### Exercise aim
Set down the full listing exactly as given. Any pictures are to be left out.
· · · · · · ·
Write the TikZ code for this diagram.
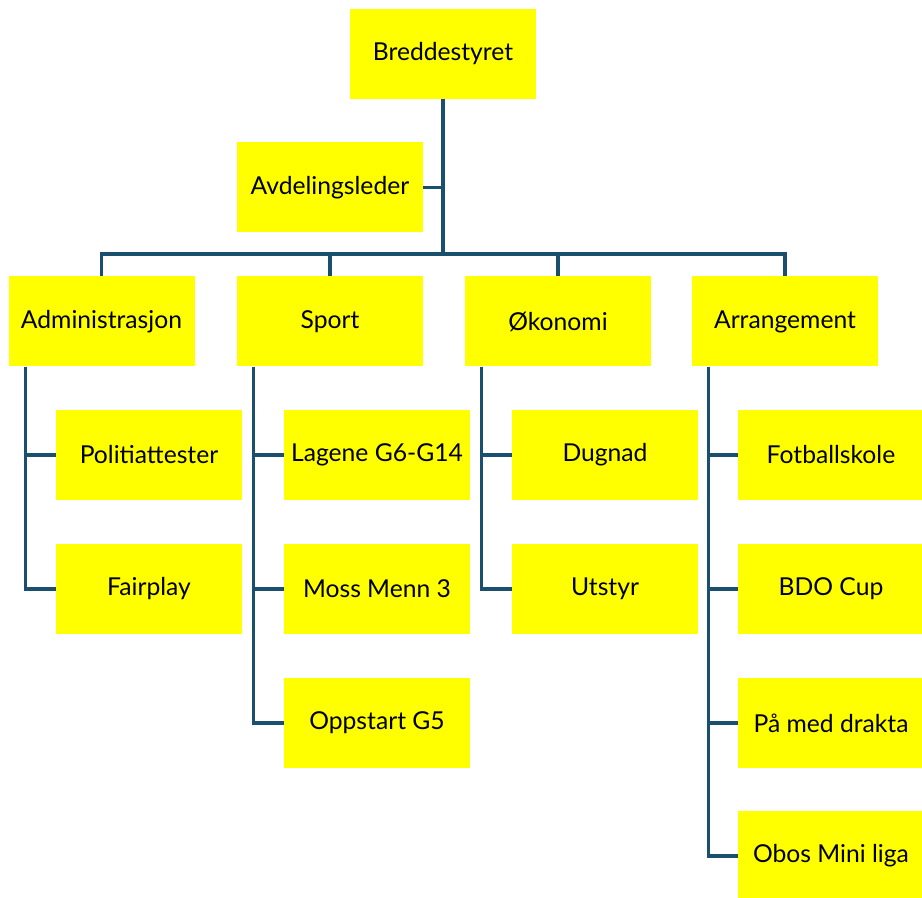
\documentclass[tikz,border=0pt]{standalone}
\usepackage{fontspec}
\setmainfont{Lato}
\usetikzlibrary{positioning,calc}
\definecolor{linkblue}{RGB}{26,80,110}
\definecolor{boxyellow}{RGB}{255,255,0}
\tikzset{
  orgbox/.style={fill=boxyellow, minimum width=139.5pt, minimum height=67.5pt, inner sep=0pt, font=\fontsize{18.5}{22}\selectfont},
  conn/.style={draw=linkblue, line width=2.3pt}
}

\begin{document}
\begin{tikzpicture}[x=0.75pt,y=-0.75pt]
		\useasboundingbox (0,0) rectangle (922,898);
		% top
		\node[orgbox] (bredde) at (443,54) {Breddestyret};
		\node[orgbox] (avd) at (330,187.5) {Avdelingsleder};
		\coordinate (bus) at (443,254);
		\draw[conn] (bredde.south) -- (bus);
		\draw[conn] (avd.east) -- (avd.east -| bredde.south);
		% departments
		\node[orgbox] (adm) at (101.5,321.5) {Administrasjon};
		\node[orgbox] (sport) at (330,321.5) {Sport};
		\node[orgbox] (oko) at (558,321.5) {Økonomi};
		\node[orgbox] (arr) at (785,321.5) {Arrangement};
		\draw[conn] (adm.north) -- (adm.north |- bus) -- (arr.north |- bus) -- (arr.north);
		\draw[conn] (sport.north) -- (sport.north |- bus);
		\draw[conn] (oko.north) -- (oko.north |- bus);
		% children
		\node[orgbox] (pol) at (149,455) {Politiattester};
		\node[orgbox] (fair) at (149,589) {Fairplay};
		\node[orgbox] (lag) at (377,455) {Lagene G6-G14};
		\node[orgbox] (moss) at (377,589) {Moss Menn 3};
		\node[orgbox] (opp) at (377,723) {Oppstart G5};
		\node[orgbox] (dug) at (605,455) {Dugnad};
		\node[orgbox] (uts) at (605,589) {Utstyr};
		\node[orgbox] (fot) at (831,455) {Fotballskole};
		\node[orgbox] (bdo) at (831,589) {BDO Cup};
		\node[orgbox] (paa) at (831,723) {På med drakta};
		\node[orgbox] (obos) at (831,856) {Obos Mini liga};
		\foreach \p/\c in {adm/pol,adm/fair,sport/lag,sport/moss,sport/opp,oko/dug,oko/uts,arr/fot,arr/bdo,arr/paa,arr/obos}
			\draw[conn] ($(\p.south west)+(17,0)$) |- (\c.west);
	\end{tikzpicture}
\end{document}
· · · · · · ·
### Result of the task
Write the TikZ code for this diagram.
\documentclass[tikz,border=0pt]{standalone}
\usepackage{fontspec}
\setmainfont{Lato}
\usetikzlibrary{positioning,calc}
\definecolor{linkblue}{RGB}{26,80,110}
\definecolor{boxyellow}{RGB}{255,255,0}
\tikzset{
  orgbox/.style={fill=boxyellow, minimum width=139.5pt, minimum height=67.5pt, inner sep=0pt, font=\fontsize{18.5}{22}\selectfont},
  conn/.style={draw=linkblue, line width=2.3pt}
}

\begin{document}
\begin{tikzpicture}[x=0.75pt,y=-0.75pt]
		\useasboundingbox (0,0) rectangle (922,898);
		% top
		\node[orgbox] (bredde) at (443,54) {Breddestyret};
		\node[orgbox] (avd) at (330,187.5) {Avdelingsleder};
		\coordinate (bus) at (443,254);
		\draw[conn] (bredde.south) -- (bus);
		\draw[conn] (avd.east) -- (avd.east -| bredde.south);
		% departments
		\node[orgbox] (adm) at (101.5,321.5) {Administrasjon};
		\node[orgbox] (sport) at (330,321.5) {Sport};
		\node[orgbox] (oko) at (558,321.5) {Økonomi};
		\node[orgbox] (arr) at (785,321.5) {Arrangement};
		\draw[conn] (adm.north) -- (adm.north |- bus) -- (arr.north |- bus) -- (arr.north);
		\draw[conn] (sport.north) -- (sport.north |- bus);
		\draw[conn] (oko.north) -- (oko.north |- bus);
		% children
		\node[orgbox] (pol) at (149,455) {Politiattester};
		\node[orgbox] (fair) at (149,589) {Fairplay};
		\node[orgbox] (lag) at (377,455) {Lagene G6-G14};
		\node[orgbox] (moss) at (377,589) {Moss Menn 3};
		\node[orgbox] (opp) at (377,723) {Oppstart G5};
		\node[orgbox] (dug) at (605,455) {Dugnad};
		\node[orgbox] (uts) at (605,589) {Utstyr};
		\node[orgbox] (fot) at (831,455) {Fotballskole};
		\node[orgbox] (bdo) at (831,589) {BDO Cup};
		\node[orgbox] (paa) at (831,723) {På med drakta};
		\node[orgbox] (obos) at (831,856) {Obos Mini liga};
		\foreach \p/\c in {adm/pol,adm/fair,sport/lag,sport/moss,sport/opp,oko/dug,oko/uts,arr/fot,arr/bdo,arr/paa,arr/obos}
			\draw[conn] ($(\p.south west)+(17,0)$) |- (\c.west);
	\end{tikzpicture}
\end{document}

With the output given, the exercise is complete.